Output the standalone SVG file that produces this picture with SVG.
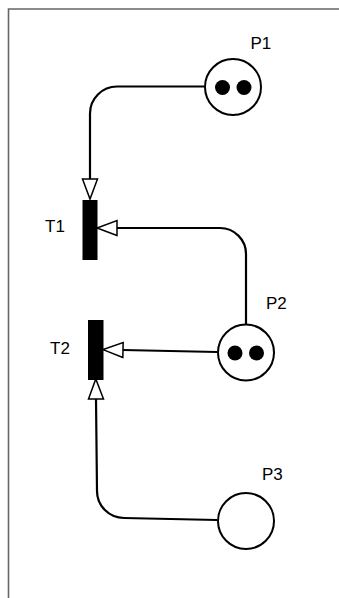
<svg xmlns="http://www.w3.org/2000/svg" width="339" height="598" viewBox="0 0 339 598">
  <defs>
    <marker id="arr" markerUnits="userSpaceOnUse" markerWidth="24" markerHeight="20" viewBox="-1 -1 24 18" refX="0" refY="7.5" orient="auto" overflow="visible">
      <path d="M0,0 L20,7.5 L0,15 Z" fill="#fff" stroke="#000" stroke-width="1.5" stroke-linejoin="miter"/>
    </marker>
  </defs>
  <style>
    .frame { fill: none; stroke: #666; stroke-width: 1.6; }
    .place { fill: #fff; stroke: #000; stroke-width: 2; }
    .token { fill: #000; }
    .trans { fill: #000; stroke: #000; stroke-width: 1; }
    .lbl { font-family: "Liberation Sans", Arial, sans-serif; font-size: 17px; fill: #000; }
    .arc { fill: none; stroke: #000; stroke-width: 2.2; marker-end: url(#arr); }
  </style>
  <rect width="339" height="598" fill="#fff"/>
  <path class="frame" d="M8.5,598 V9 H339"/>

  <g id="connectors">
    <path class="arc" d="M204,86.5 H117 A27,27 0 0 0 90,113.5 V179"/>
    <path class="arc" d="M246,324 V254 A26,26 0 0 0 220,228 H117"/>
    <path class="arc" d="M217,352 L123,350"/>
    <path class="arc" d="M217,520 L124,518 A27,27 0 0 1 97,491 L96,399"/>
  </g>

  <g id="P1">
    <circle class="place" cx="233" cy="87" r="28"/>
    <circle class="token" cx="222.5" cy="87.5" r="7.5"/>
    <circle class="token" cx="244" cy="87.5" r="7.5"/>
    <text class="lbl" x="250.5" y="48.5">P1</text>
  </g>
  <g id="P2">
    <circle class="place" cx="246" cy="352.5" r="28"/>
    <circle class="token" cx="235" cy="353" r="7.5"/>
    <circle class="token" cx="256.5" cy="353" r="7.5"/>
    <text class="lbl" x="266" y="309">P2</text>
  </g>
  <g id="P3">
    <circle class="place" cx="246" cy="521" r="28"/>
    <text class="lbl" x="262" y="480">P3</text>
  </g>
  <g id="T1">
    <rect class="trans" x="83" y="200.5" width="14" height="59"/>
    <text class="lbl" x="45" y="231.5">T1</text>
  </g>
  <g id="T2">
    <rect class="trans" x="88.5" y="320.5" width="14.5" height="59"/>
    <text class="lbl" x="50" y="354">T2</text>
  </g>
</svg>
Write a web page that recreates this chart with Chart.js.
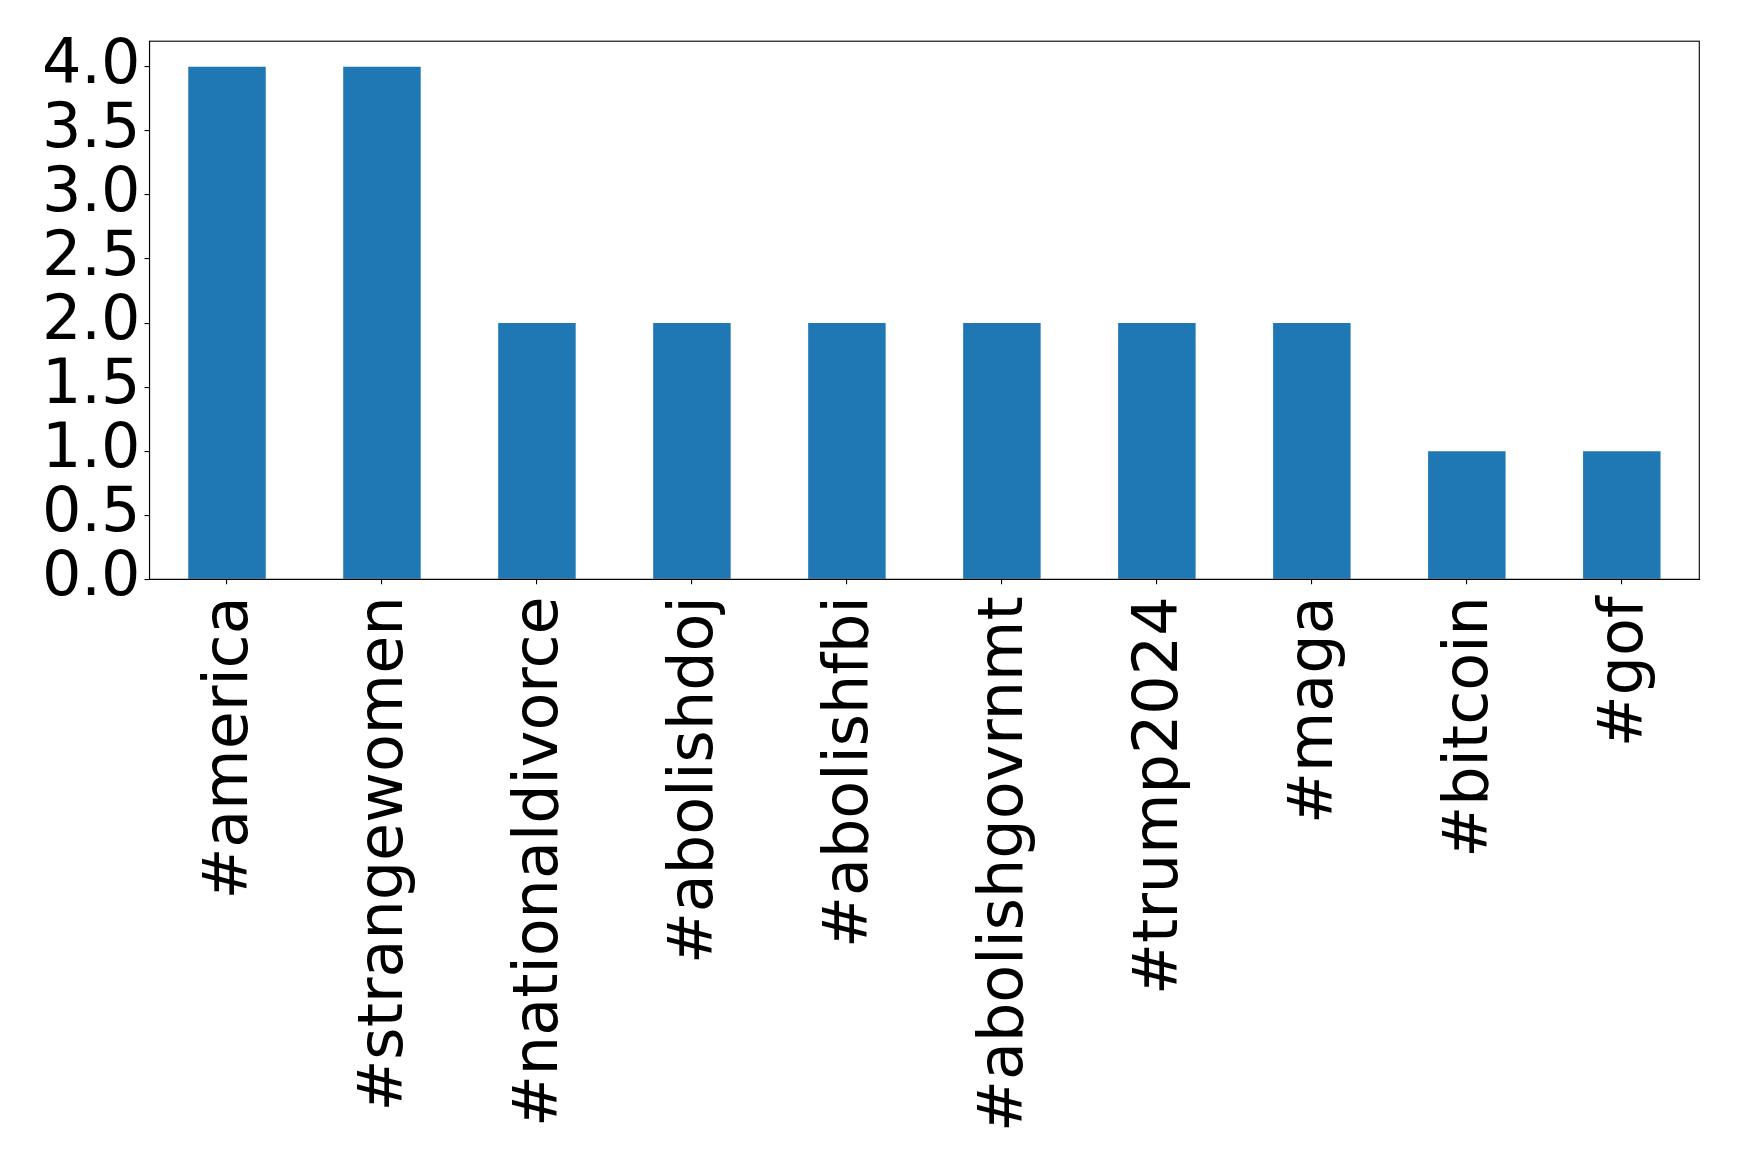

--------------------

Output the material word for word, omitting its pictures.

Output the standalone SVG file that produces this picture with SVG.
<svg xmlns="http://www.w3.org/2000/svg" width="339" height="598" viewBox="0 0 339 598">
  <defs>
    <marker id="arr" markerUnits="userSpaceOnUse" markerWidth="24" markerHeight="20" viewBox="-1 -1 24 18" refX="0" refY="7.5" orient="auto" overflow="visible">
      <path d="M0,0 L20,7.5 L0,15 Z" fill="#fff" stroke="#000" stroke-width="1.5" stroke-linejoin="miter"/>
    </marker>
  </defs>
  <style>
    .frame { fill: none; stroke: #666; stroke-width: 1.6; }
    .place { fill: #fff; stroke: #000; stroke-width: 2; }
    .token { fill: #000; }
    .trans { fill: #000; stroke: #000; stroke-width: 1; }
    .lbl { font-family: "Liberation Sans", Arial, sans-serif; font-size: 17px; fill: #000; }
    .arc { fill: none; stroke: #000; stroke-width: 2.2; marker-end: url(#arr); }
  </style>
  <rect width="339" height="598" fill="#fff"/>
  <path class="frame" d="M8.5,598 V9 H339"/>

  <g id="connectors">
    <path class="arc" d="M204,86.5 H117 A27,27 0 0 0 90,113.5 V179"/>
    <path class="arc" d="M246,324 V254 A26,26 0 0 0 220,228 H117"/>
    <path class="arc" d="M217,352 L123,350"/>
    <path class="arc" d="M217,520 L124,518 A27,27 0 0 1 97,491 L96,399"/>
  </g>

  <g id="P1">
    <circle class="place" cx="233" cy="87" r="28"/>
    <circle class="token" cx="222.5" cy="87.5" r="7.5"/>
    <circle class="token" cx="244" cy="87.5" r="7.5"/>
    <text class="lbl" x="250.5" y="48.5">P1</text>
  </g>
  <g id="P2">
    <circle class="place" cx="246" cy="352.5" r="28"/>
    <circle class="token" cx="235" cy="353" r="7.5"/>
    <circle class="token" cx="256.5" cy="353" r="7.5"/>
    <text class="lbl" x="266" y="309">P2</text>
  </g>
  <g id="P3">
    <circle class="place" cx="246" cy="521" r="28"/>
    <text class="lbl" x="262" y="480">P3</text>
  </g>
  <g id="T1">
    <rect class="trans" x="83" y="200.5" width="14" height="59"/>
    <text class="lbl" x="45" y="231.5">T1</text>
  </g>
  <g id="T2">
    <rect class="trans" x="88.5" y="320.5" width="14.5" height="59"/>
    <text class="lbl" x="50" y="354">T2</text>
  </g>
</svg>
Write a web page that recreates this chart with Chart.js.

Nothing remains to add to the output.